La vie d'un avocat : la justice à dos de chameaux
A l'instar de plusieurs de mes confrères français qui tiennent un blog, j'inaugure une nouvelle rubrique : "la vie d'un avocat" où sera conté sur un ton que j'entends satirique ou humoristique comment les avocats exercent leur profession, les travers de la justice dont ils sont les victimes ou, parfois, les auteurs.
Ce premier article pour vous faire savoir que la justice belge, comme vous le saviez déjà, est à la pointe du progrès. Soyons clair : le monde entier nous l'envie.
Un exemple ?
Dans le cadre de la défense de leurs clients, les avocats doivent rédiger des "conclusions" qui sont les arguments écrits soumis au juge et auxquels le juge, chargé de trancher le litige, doit répondre. Ces conclusions doivent être "déposées" au greffe du tribunal ou de la cour chargé de juger l'affaire.
En 2008, je ne connais pas une entreprise ou un seul indépendant qui n'utilise pas le courrier électronique. J'utilise le courrier électronique depuis si longtemps que je suis incapable de savoir précisément depuis quand. Je me souviens avoir été un des premiers avocats à l'utiliser. J'ai dû commencer en 1998.
Croyez-vous que les greffes disposent d'adresses électroniques pour envoyer les conclusions ? Bien sûr que non, le courrier électronique est une notion totalement inconnue des greffes. Conscient de cette lacune, notre précédent ministre de la justice avait lancé le projet Phénix pour informatiser la justice, entendez notamment utiliser le courrier électronique. Ce projet fut évidemment un échec total et plus personne n'en parle. J'ai écrit un article à ce sujet.
Pour envoyer les conclusions, il reste encore aux avocats la possibilité d'utiliser le fax, moyen de communication si vieux que je suis incapable de déterminer sa date de naissance. Croiriez-vous que certains greffes ne disposent pas de fax ? C'est pourtant le cas. La Belgique n'étant pas pour rien le centre mondial du surréalisme, certains greffes disposant de fax refusent que les conclusions soient faxées. Excuse ridicule : sur les conclusions doit être apposée la signature originale et un fax n'est qu'une copie. Je dis que cette excuse, digne du 19e siècle, est grotesque. Un fax ne pourrait pas garantir l'authenticité des conclusions, me dit-on. N'importe qui peut envoyer des conclusions par fax. C'est vrai. Mais n'importe qui peut également déposer des conclusions en imitant une signature. En réalité, je suspecte les greffes de refuser l'envoi par fax pour économiser du papier et de l'encre.

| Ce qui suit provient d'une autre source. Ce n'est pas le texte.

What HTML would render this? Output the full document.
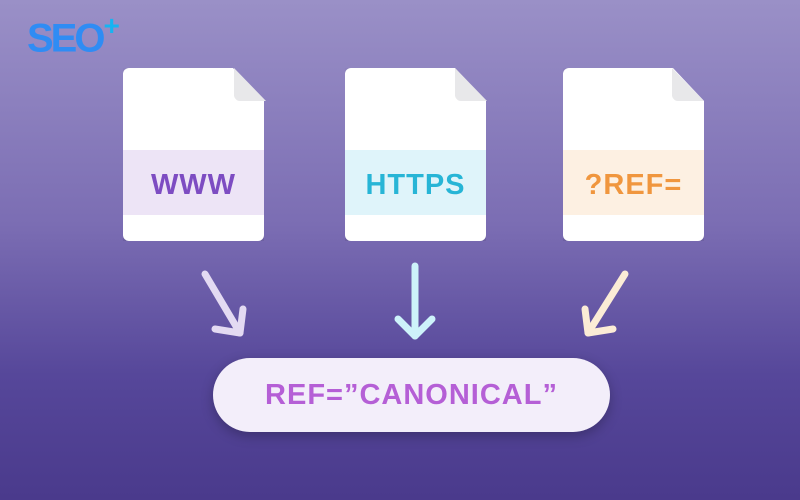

Alors, que reste-t-il à l'avocat pour déposer ses conclusions au greffe ? Sachant que les conclusions doivent être déposées à des dates précises et que la poste est coutumière des retards, il évitera la poste. Sauf évidemment si c'est un aventurier qui aime le risque. Alors, comme au 19e siècle, il ira personnellement déposer ses conclusions au greffe et perdra le temps de son aller-retour.